TUESDAY, MAY 19, 2009
Assault on Mt. Mitchell (not a race)

All century rides say the same thing; “this is not a race.”

It’s ALWAYS a race.

Maybe not for most riders, but there is always a subset of people who consider it a race from the first pedal stroke. I’ve been in small groups with 1 mile to go when someone who’s seen WAY too many professional bike races on TV suddenly bolts from our little group (after sharing none of the pace making) and storms ahead in order to “beat” us by 30 seconds.

The Assault on Mt. Mitchell always makes the point that it’s not a race. This year, though, they even made you click a checkbox on the registration indicating that you acknowledge that it is not a race. OK then, this is certainly NOT a race.

In order to better emphasize that point, the organizers eliminated the mass start of years past, and “for safety reasons” put successive groups in a start order based on previous years finishing times. So faster riders were started 1,2,3,4 minutes before my group.

Organizing the start based on speed sure sounds like some kinda race.

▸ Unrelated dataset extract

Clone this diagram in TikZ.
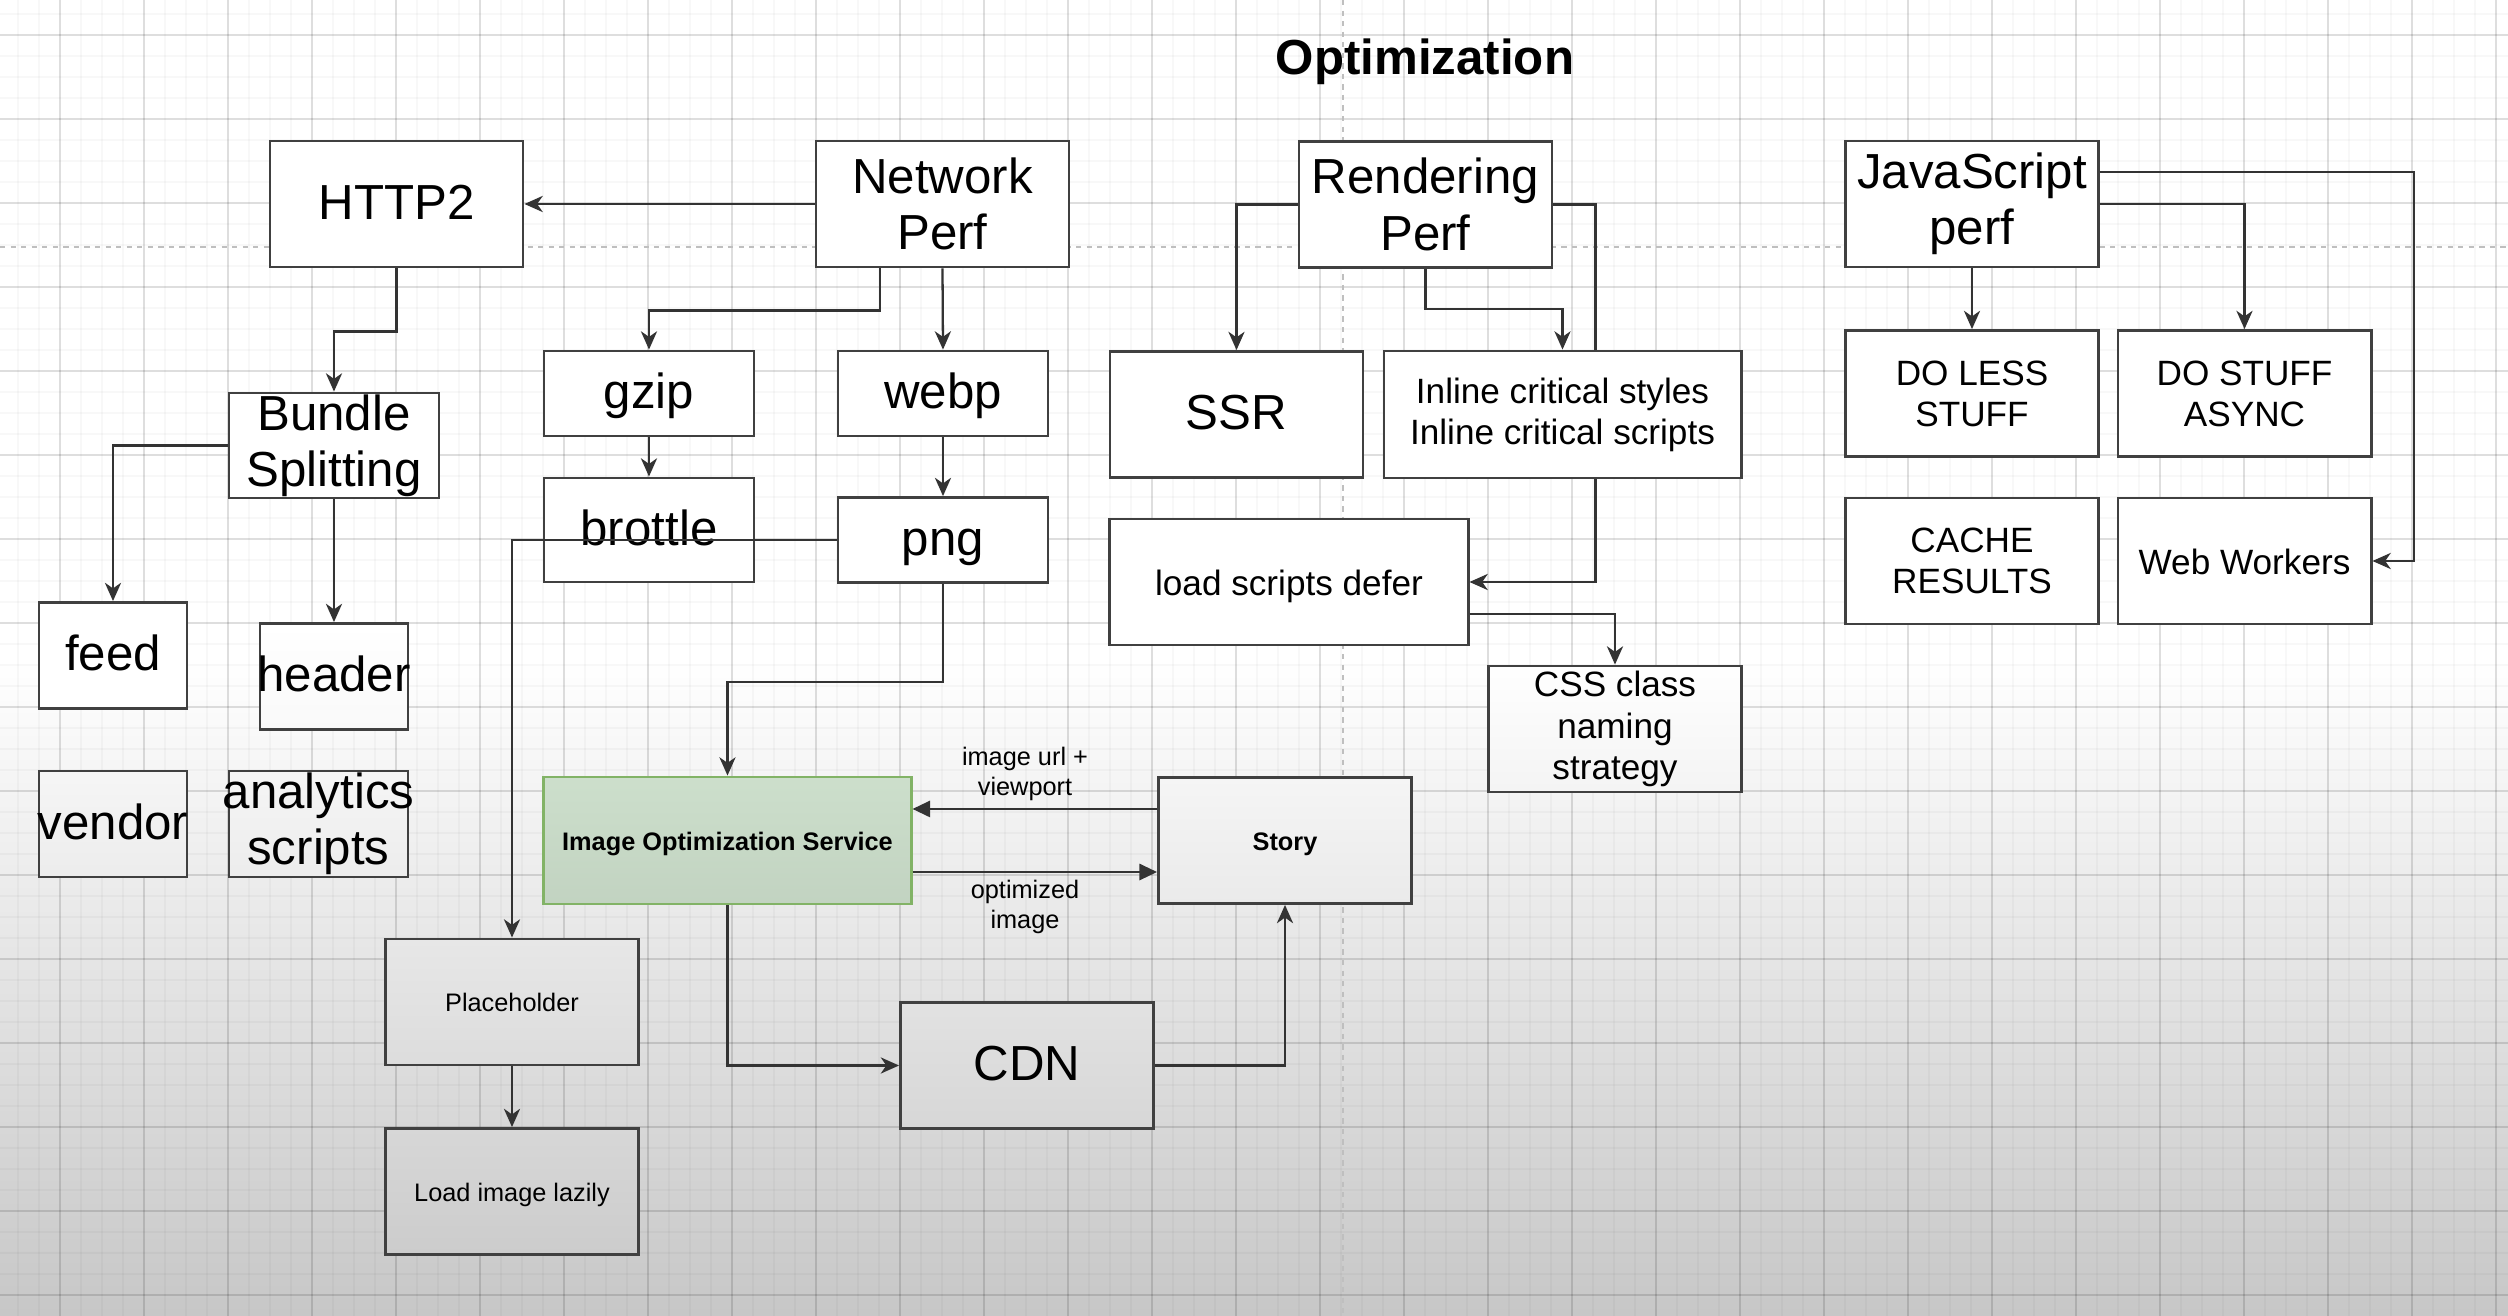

OK, well maybe that still doesn’t turn it into any kind of race for those of us who don’t think of it as one. I mean, let those bozos ride it the way their egos demand and just ride the ride you want.

Yeah, but, this year there is a brand new feature that pitted everyone else against each other (sounds like you’re talking about some kind of race?)

That’s right, an elimination aspect was added this year that turned the whole thing into a “me vs. all the rest of you.”

In prior years, there was a very sensible rule that if you didn’t make it the Blue Ridge Parkway by 4PM, it was not possible for you to safely make it to the finish before dark. Totally reasonable.

This year, they decided to impose (known before, but never enforced) a 750 rider limit who would be permitted to enter the Blue Ridge Parkway to continue on to the finish.

Well, kinda sucks, but in the past, only rarely did many more than 750 of the 1000 who were allowed to sign up for the event finish anyhow.

Except this year, they increased the field to around 1200.


By definition, ~40% of starters will not finish this ride.

With that in mind, I knew I’d have to ride faster than I wanted to, at least until I was safely on the Parkway.

Some people must still not watch the Weather Channel, or even have a TV, or internet access.

It was 50 degrees at the start and predicted to be 50 at the summit at the finish. We’d be riding into Northeast headwinds for most of the morning. The high in Marion, at 75 miles was maybe going to be in the mid-60’s.

Knowing that, there were many riders in shorts and short sleeves at the start. I had on my winter shoes, knickers, a wool base layer and wool jersey with wool arm warmers and a wind vest. I was never too warm and often even felt a slight chill (perfect clothing choices for me).

Knowing my need for a faster ride to Marion and then to the Parkway, I skipped 3 of the 4 rest stops and got to the one in Marion as the rider count just topped 600.

I skipped the rest stop part way up route 80 and made it to the Parkway with time to spare. When I pulled out of that rest stop at 1PM the rider count was at 650. I figure they reached the cut-off by 2 or 2:30. It later occurred to me that with many riders subsequently abandoning the ride AFTER they reached the Parkway, less than 750 would actually finish.

As had been the case all day, the weather was just great. Clear sunny skies and the best views I’d ever seen on the Parkway. Now that I knew I could finish, I took my time and finally could settle down and enjoy the ride.

When I got to the turn off the Parkway that takes you to the summit, there is still 1000 feet of climbing with about 5 miles to go. I began to, for the first time all day, actually pass other riders on the road. Many people were walking their bikes (and at 4mph I wasn’t a whole lot faster). I just settled into rhythm and enjoyed the scenery. Finishing in 9 hours 30 minutes was a decent time for me (it’s not a race) and I probably was less tired than I’d been at the finish of most of the rides.

I had plenty of time to rest while I waited an hour and half for a bus ride back down to Marion and then another hour sitting on a bus in Marion waiting to start back to Spartanburg.